Excelのシート上にあるボタンをプチっと押すと、数十万のデータの中から重複しているキーワードを抜き出す。何十人、何百人の健康診断の数値データを解析し、保健指導レベルを個々に算出する。このような処理をするVBAプログラムが思い通りに作成できれば、スカッとしますよね。
いまや、業務には欠かせない存在のExcel。その強力な機能であるVBAを使いこなせるようになれば、仕事の範囲はますます広がっていくでしょう。
そんなExcel VBAの特徴のひとつとして、利用者層が挙げられます。CやC++、Java、PHPのようなプログラム言語は、プログラマやSEといったIT技術者が利用するツールであるのに対し、Excel VBAは、業務でExcelを日常的に利用する非技術者が、関数では実現できない複雑な処理をさせるために、スキルを習得していることが多いのではないでしょうか。
書籍やネットで調べたり、詳しい人からVBAを学んだりして、何とかVBAでプログラムを組めるようになった方や、スクールに通って基礎からしっかり学んだ方でも、「思うように業務に活かせていない」と悩んでいる方は少なくないはずです。
何が原因なのでしょうか。それは、業務プログラムを作るには、プログラム言語の構文や、決まり事を覚えるだけでは、やりたいことをコーディングするには不十分だからです。
非技術者だからVBAを使いこなせないわけではありません。業務プログラムを作るための「発想力」や、全体をデザインする「論理的思考」が身に付いていないから、せっかくのVBAスキルを活かせていないのです。
IT技術者のプログラマは、文字通り、来る日も来る日もプログラミング作業に追われています。その圧倒的な作業時間の中で、自然と実現したい処理を、どうコーディングすればいいかの発想力が磨かれていきます。
しかも、そもそもプログラマになろうと思った方の多くは、論理的思考の基礎が、備わっているのかもしれません。
では、非技術者はプログラミングすることは難しいのでしょうか。答えは「ノー」です。発想力と論理的思考はスキルなので、学んで身に付けることが可能です。
発想力を身に付けるには、ある程度の経験が必要であり、時間がかかります。そこで、さまざまな例題を通して、どう発想力を身に付けていくか、どんな風に取り組んでいけばいいのかを学ぶことが有効です。

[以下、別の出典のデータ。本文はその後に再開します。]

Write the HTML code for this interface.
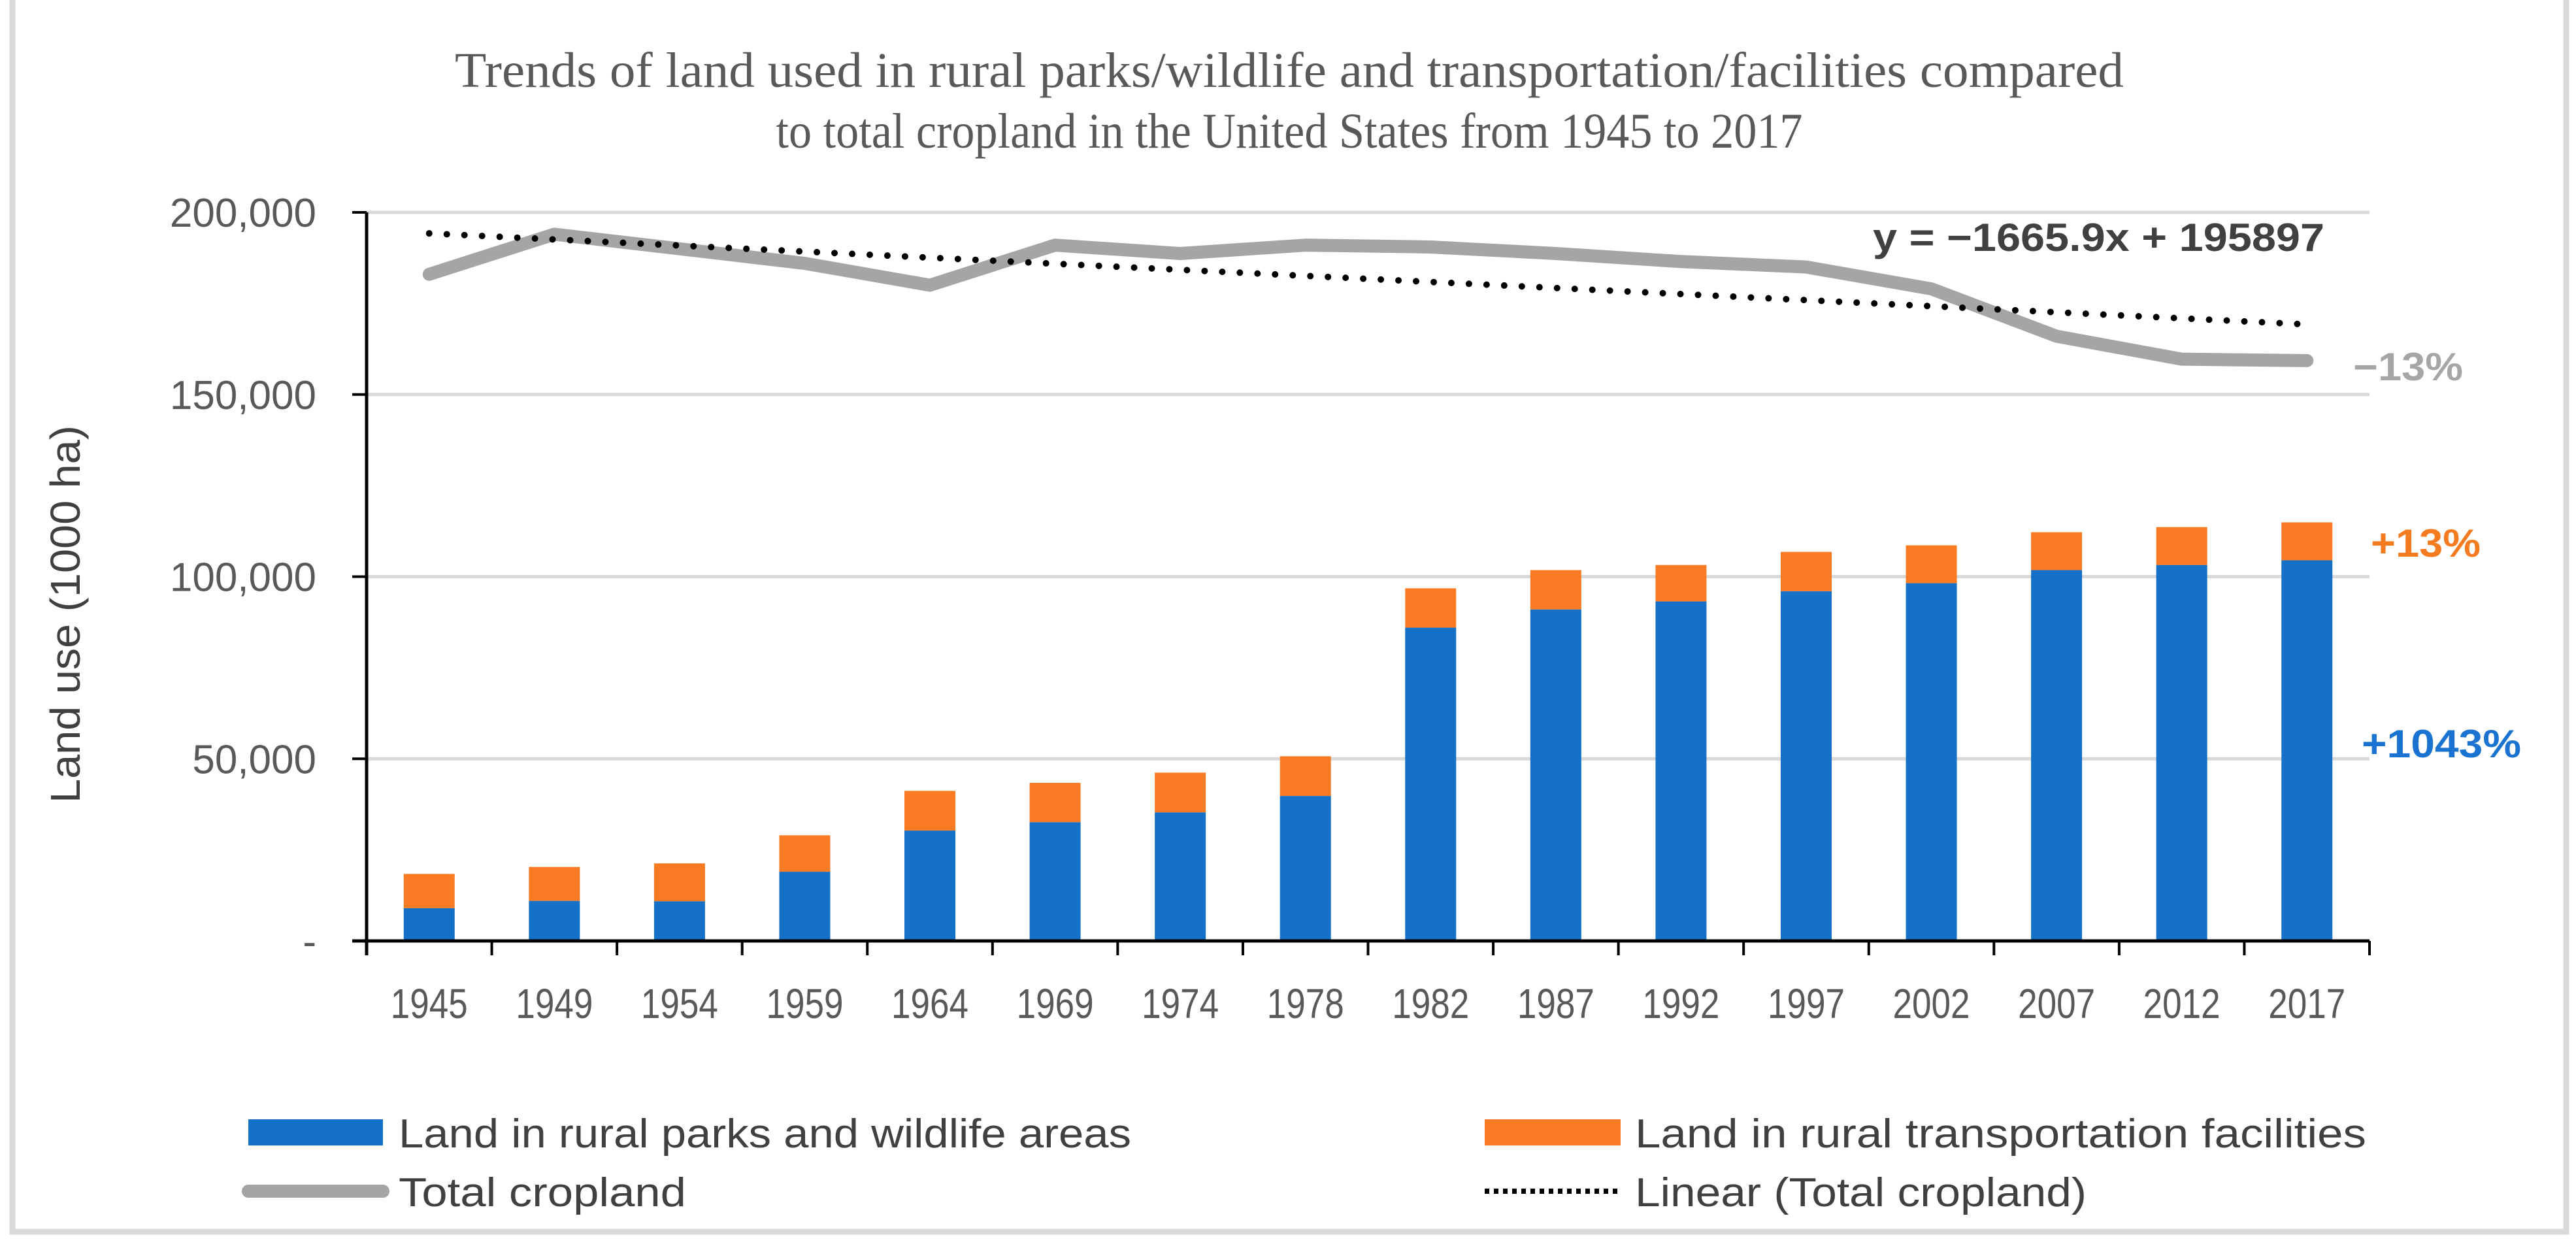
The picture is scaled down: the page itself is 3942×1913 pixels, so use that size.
<!DOCTYPE html>
<html><head><meta charset="utf-8">
<style>
html,body{margin:0;padding:0;background:#fff;}
body{width:3942px;height:1913px;overflow:hidden;position:relative;}
svg{position:absolute;left:0;top:0;}
</style></head>
<body>
<svg id="chart" width="3942" height="1913" viewBox="0 0 3942 1913" xmlns="http://www.w3.org/2000/svg">
  <rect x="19" y="-20" width="3908" height="1905" fill="none" stroke="#d9d9d9" stroke-width="9"/>
  <text x="1973" y="133" text-anchor="middle" font-family="Liberation Serif, serif" font-size="76" fill="#595959" textLength="2554" lengthAdjust="spacingAndGlyphs">Trends of land used in rural parks/wildlife and transportation/facilities  compared</text>
  <text x="1973" y="226" text-anchor="middle" font-family="Liberation Serif, serif" font-size="76" fill="#595959" textLength="1571" lengthAdjust="spacingAndGlyphs">to total cropland in the United States from 1945 to 2017</text>
  <text transform="translate(122,940) rotate(-90)" text-anchor="middle" font-family="Liberation Sans, sans-serif" font-size="64" fill="#404040" textLength="578" lengthAdjust="spacingAndGlyphs">Land use (1000 ha)</text>
  <g id="grid"></g>
  <g id="bars"></g>
  <g id="lines"></g>
  <g id="axes"></g>
  <text x="3557" y="384" text-anchor="end" font-family="Liberation Sans, sans-serif" font-weight="bold" font-size="60" fill="#404040" textLength="691" lengthAdjust="spacingAndGlyphs">y = −1665.9x + 195897</text>
  <text x="3601" y="582" font-family="Liberation Sans, sans-serif" font-weight="bold" font-size="60" fill="#a6a6a6" textLength="168" lengthAdjust="spacingAndGlyphs">−13%</text>
  <text x="3628" y="852" font-family="Liberation Sans, sans-serif" font-weight="bold" font-size="60" fill="#f47b20" textLength="168" lengthAdjust="spacingAndGlyphs">+13%</text>
  <text x="3614" y="1159" font-family="Liberation Sans, sans-serif" font-weight="bold" font-size="60" fill="#1a73d0" textLength="244" lengthAdjust="spacingAndGlyphs">+1043%</text>
  <g font-family="Liberation Sans, sans-serif" font-size="62" fill="#404040">
    <g>
      <rect x="380" y="1713" width="206" height="40" fill="#1570c8"/>
      <text x="610" y="1756" textLength="1121" lengthAdjust="spacingAndGlyphs">Land in rural parks and wildlife areas</text>
    </g>
    <g>
      <rect x="2272" y="1713" width="208" height="40" fill="#fb7b24"/>
      <text x="2502" y="1756" textLength="1119" lengthAdjust="spacingAndGlyphs">Land in rural transportation facilities</text>
    </g>
    <g>
      <line x1="380" y1="1823" x2="586" y2="1823" stroke="#a5a5a5" stroke-width="20" stroke-linecap="round"/>
      <text x="610" y="1846" textLength="440" lengthAdjust="spacingAndGlyphs">Total cropland</text>
    </g>
    <g>
      <line x1="2272" y1="1823" x2="2478" y2="1823" stroke="#000" stroke-width="8" stroke-dasharray="7 7"/>
      <text x="2502" y="1846" textLength="691" lengthAdjust="spacingAndGlyphs">Linear (Total cropland)</text>
    </g>
  </g>
</svg>
<script>
const categories = ["1945","1949","1954","1959","1964","1969","1974","1978","1982","1987","1992","1997","2002","2007","2012","2017"];
const parksValues = [9000,11000,10900,19000,30300,32600,35300,39800,86000,91000,93200,96000,98200,101800,103200,104500];
const transportValues = [9400,9300,10400,10000,10900,10800,10900,10900,10800,10800,10000,10800,10400,10400,10400,10400];
const croplandValues = [183000,194000,190000,186000,180000,191000,188700,191000,190500,188700,186500,185000,179000,166000,159700,159300];
const yTicks = [0,50000,100000,150000,200000];
const yTickLabels = ["-","50,000","100,000","150,000","200,000"];
const trendSlope = -1665.9;
const trendIntercept = 195897;

const NS = "http://www.w3.org/2000/svg";
const plotL = 561, plotR = 3626, plotT = 325, plotB = 1440, yMax = 200000;
const band = (plotR - plotL) / categories.length;
const barW = 78;
function xCenter(i){ return plotL + band * (i + 0.5); }
function yScale(v){ return plotB - (v / yMax) * (plotB - plotT); }
function mk(tag, attrs, parent){
  const e = document.createElementNS(NS, tag);
  for (const k in attrs) e.setAttribute(k, attrs[k]);
  parent.appendChild(e);
  return e;
}
const grid = document.getElementById('grid');
const bars = document.getElementById('bars');
const lines = document.getElementById('lines');
const axes = document.getElementById('axes');

yTicks.forEach((t, i) => {
  const y = yScale(t);
  if (t > 0) {
    const g = mk('line', {x1: plotL, x2: plotR, y1: y, y2: y, stroke: '#d9d9d9', 'stroke-width': 5}, grid);
    
    
  }
  const tk = mk('line', {x1: plotL - 22, x2: plotL, y1: y, y2: y, stroke: '#000', 'stroke-width': 4}, axes);
  
  
  const lb = mk('text', {x: 484, y: y + 22, 'text-anchor': 'end', 'font-family': 'Liberation Sans, sans-serif', 'font-size': 62, fill: '#595959'}, axes);
  lb.textContent = yTickLabels[i];
  
  
});

categories.forEach((c, i) => {
  const cx = xCenter(i);
  const yb = yScale(parksValues[i]);
  const b1 = mk('rect', {x: cx - barW/2, y: yb, width: barW, height: plotB - yb, fill: '#1570c8'}, bars);
  
  
  const yt = yScale(parksValues[i] + transportValues[i]);
  const b2 = mk('rect', {x: cx - barW/2, y: yt, width: barW, height: yb - yt, fill: '#fb7b24'}, bars);
  
  
  const lb = mk('text', {x: cx, y: 1558, 'text-anchor': 'middle', 'font-family': 'Liberation Sans, sans-serif', 'font-size': 64, fill: '#595959', textLength: 118, lengthAdjust: 'spacingAndGlyphs'}, axes);
  lb.textContent = c;
  
  
});
for (let i = 0; i <= categories.length; i++) {
  const x = plotL + band * i;
  const tk = mk('line', {x1: x, x2: x, y1: plotB, y2: plotB + 22, stroke: '#000', 'stroke-width': 4}, axes);
  
  
}
const ya = mk('line', {x1: plotL, x2: plotL, y1: plotT, y2: plotB + 22, stroke: '#000', 'stroke-width': 5}, axes);


const xa = mk('line', {x1: plotL - 22, x2: plotR, y1: plotB, y2: plotB, stroke: '#000', 'stroke-width': 5}, axes);



const pts = croplandValues.map((v, i) => xCenter(i) + ',' + yScale(v)).join(' ');
const cl = mk('polyline', {points: pts, fill: 'none', stroke: '#a5a5a5', 'stroke-width': 20, 'stroke-linejoin': 'round', 'stroke-linecap': 'round'}, lines);


const n = categories.length;
const tl = mk('line', {x1: xCenter(0), y1: yScale(trendSlope * 1 + trendIntercept), x2: xCenter(n - 1), y2: yScale(trendSlope * n + trendIntercept), stroke: '#000', 'stroke-width': 10, 'stroke-dasharray': '0 27', 'stroke-linecap': 'round'}, lines);


</script>
</body></html>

Excelの関数も、それぞれはどんな処理をする関数なのかわかっていても、組合せ次第で複雑な業務に対応させている人と、そうでない人がいます。関数の使い方だけでなく、データの持ち方などを含めて、柔軟な発想をする人は、さまざまな工夫をすることでしょう。
発想力を高めるには、わかりやすく説明できることが重要であり、図を描くなどは考える助けになります。一見規則性がないように見えるデータの並びから、規則性を見い出すことも必要になるかもしれません。
そして、もっとも重要な点は、どんな結果が欲しいかを明確にすることです。プログラム的に言うと「Outputを決める」という言い方になります。プログラマなどは、この点に関しては、徹底的に鍛えられます。どんな結果を出すかが決まらないと、プログラム作成に取り掛かれません。そもそも、プログラムの使用者や、社内のメンバーが欲しい結果をプログラムによって実現するわけで、言ってみればOutputありきです。
対して、Inputは必要なデータや人の操作による要求であり、InputからどうOutputを考えるかが、プログラム化、すなわちコーディングそのものです。これを念頭に置けば、IT技術者でなくとも何を考えればいいかが、わかるのではないでしょうか。
プログラムは正しく動くこと、正しい結果が得られることが大前提ですが、作り手のスキルにより操作性、見た目、処理速度などに差が出ます。VBAの経験を積み、よりよいプログラムを作成できるようになりたいものですが、まずは、業務に活かすべく、どうすればやりたいことをプログラム化できるかを学んでいきましょう。